Accès au crédit agricole : Un parcours de combattants pour les femmes au Burkina

« Faciliter l’accès au crédit agricole pour l’autonomisation des femmes au Burkina Faso ». C’est sous ce thème qu’un groupe de chercheurs, sous la conduite du Dr Yaya Ky, enseignant-chercheur à l’Université Thomas Sankara (UTS), a mené des réflexions pour trouver des solutions aux contraintes d’accès au crédit agricole des femmes. Il s’agit du Dr Al-mouksit Akim de l’Université Mohammed VI Polytechnique (Maroc), Dr Modeste Dayé du CARDES, un centre de recherche privé au Burkina Faso, Dr Habi Ky de l’Université de Ouahigouya, Fatimata Clarisse Ouattara et Diane Larissa Yili du ministère de l’Agriculture. Ce projet d’étude a été financé par un réseau international de chercheurs dénommé Politique économique et partenariat (PEP).

Dr Yaya Ky, enseignant-chercheur à l’Université Thomas Sankara (UTS)

Au Burkina Faso, l’on constate une répartition inégale des ressources entre les travailleurs. Que ce soit ceux du privé comme du public, ceux du secteur formel ou du secteur informel. Cette iniquité cause des dommages considérables surtout aux acteurs du monde rural. En effet, les agriculteurs rencontrent des difficultés pour obtenir des crédits afin de mener à bien leurs activités. La difficulté est encore plus criarde lorsqu’il s’agit des femmes, c’est tout un parcours de combattants. Selon l’Institut national des statistiques et de la démographie (INSD), en 2014, plus de 93 % des femmes burkinabè travaillaient dans le secteur agricole, mais seulement 5 % avaient accès au crédit. Ce qui limite leur productivité. Une situation qui n’est pas favorable au développement socioéconomique du pays des Hommes intègres quant on sait que les femmes plus de la moitié de la population.

Cette étude a permis de faire une analyse des questions d’accès au crédit afin de mesurer leur impact sur le bien-être et la productivité des ménages agricoles, en fonction des différents niveaux de contrainte de crédit.
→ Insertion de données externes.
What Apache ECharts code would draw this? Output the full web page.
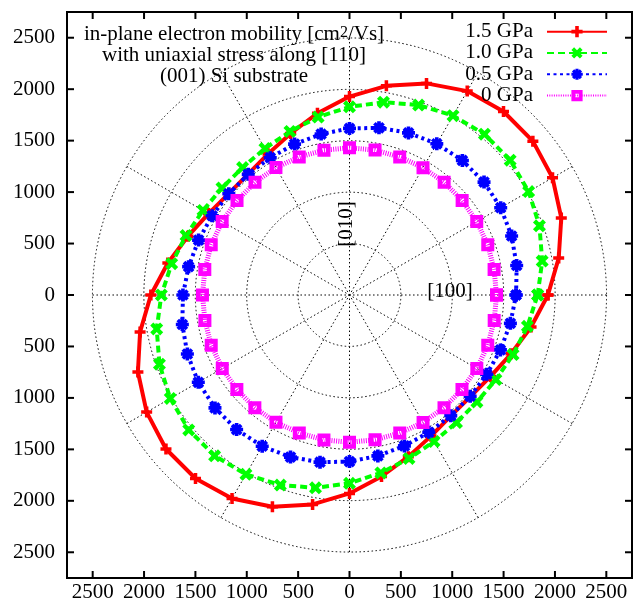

Selon Dr Yaya Ky, la contrainte de crédit se mesure par un indice à trois niveaux. Il s’agit des personnes pouvant demander le crédit et l’obtenir (catégorie peu contraint), des personnes pouvant demander le crédit sans l’obtenir (catégorie moyennement contraint) et des personnes ne pouvant pas demander le crédit (catégorie très contraint). Pour l’enseignant-chercheur, les résultats démontrent que c’est en favorisant  l’accès au crédit pour les femmes agricoles de la 2e catégorie (moyennement contraint) que l’on maximise l’impact du financement sur le bien-être des ménages bénéficiaires et la productivité agricole. « L’accès au crédit permet d’acheter des intrants de qualité, d’augmenter la superficie de production et de payer des ouvriers » a-t-il ajouté. Cependant, précise-t-il, ce résultat est conditionnel à ce que les dynamiques internes du ménage ne contreviennent pas à l’utilisation du financement par la femme.

En effet, les femmes sont confrontées à plusieurs obstacles dans leur demande de crédit. Il s’agit notamment de la garantie et de l’accord du conjoint. Aussi, il y a la gestion même du crédit qui peut poser problème. L’autre aspect de l’étude a permis de faire une évaluation des options politiques pour les décideurs afin de trouver des solutions à ces contraintes  d’accès au crédit pour les femmes.

L’étude a évalué 4 options de politiques mais recommande la troisième. La première option est le statut quo, c’est-à-dire le maintien des programmes actuels, sans modifications. La deuxième est l’éducation financière des deux conjoints par la formation  et la sensibilisation à l’accès au crédit. La troisième consiste à la mise en place d’un fonds de garantie de crédits agricoles avec un « quota genre » de 60% au profit des femmes, combinée à une éducation financière (l’option recommandée). La dernière, quant à elle, est la mise en place de l’assurance agricole avec un quota genre de 60% et une éducation financière pour limiter les risques agricoles.